Muscat: Private institutions that fail to obey the Ministry of Manpower’s rules need to fix them within a certain period, or risk facing the consequences, the Manpower Ministry’s Director General of Labour Welfare said.
In an exclusive interview with Times of Oman, Salim Al Badi said, “The Ministry carries out a comprehensive inspection of all private institutions at least once a year in order to update data and evaluate the establishment’s status towards compliance with Omani Labour Law and the Ministerial Decisions.
“If the institution is found to be noncompliant with the law, they will be asked to correct their situation within a specified
period, and then they will be re-inspected.”
“The Ministry also conducts inspections in the event of a report or complaint against the institution, owing to allegations of violation of a law or the existence of a phenomenon that adversely affects the productivity and progress of work in institutions.
“Here, the inspector visits the institution to check the conditions of its employees by discussing the complaints with the employer to verify the points raised, identify its reasons and assist in the resolution of the problem within the constraints of the law and submit a report on what has been done in that regard,” he added.
Al Badi’s comments came after more than 800 private companies were found to have violated the Labour Law in 2018 — an 89 per cent increase in the number of violations over the previous year — following inspections by teams from the Ministry of Manpower.
According to the annual report issued by the ministry, inspection teams from the ministry visited 7,672 institutions in 2018, which resulted in them uncovering 843 violations, compared to just 446 in 2017.
This came after the ministry increased the number of inspections carried out, in an attempt to ensure that private companies were adhering to the standards set by the government.
The ministry’s inspections included several criteria for companies to adhere to, including an assessment of the institution’s commitment to the Labour Law regulation with regard to the employment status of the national and expatriate workforce, in terms of employee working hours, vacations, rest time and the payment of wages to employees at regularly scheduled times, in addition to ensuring that the establishment adheres to the provisions of the Labour Law and provides protection for workers by offering safety and health requirements.
Al Badi continued, “After confirming the violation, procedures described in the form prepared for this purpose shall be taken according to a certain protocol, starting with providing tips and guidance to the company in terms of how to solve the problem as a first step.
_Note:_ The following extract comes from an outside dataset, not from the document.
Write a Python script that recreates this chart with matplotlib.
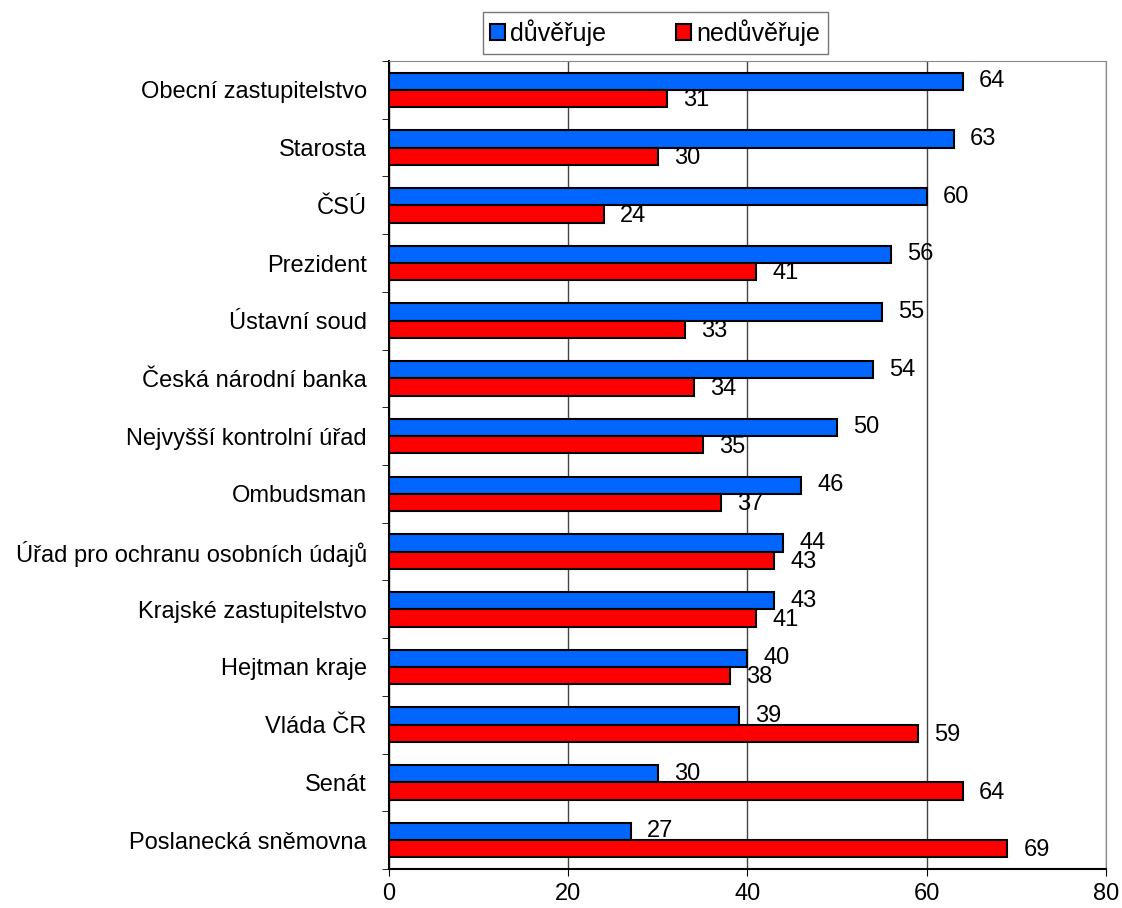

The issuance of a written warning is the second step, with the third step being to secure a written report over the violation. As a final step, the establishment will be referred to the judiciary for legal action.”
“The company that complies with the provisions of the Labour Law and Ministerial Decisions, shall be granted a distinctive treatment card. The ministry has designated a department called the Good Treatment Department which shall work to complete and finish the transactions of these establishments quickly, and provide them with the necessary facilities and coordination with other departments to finish the transactions of those establishments without delay,” he said.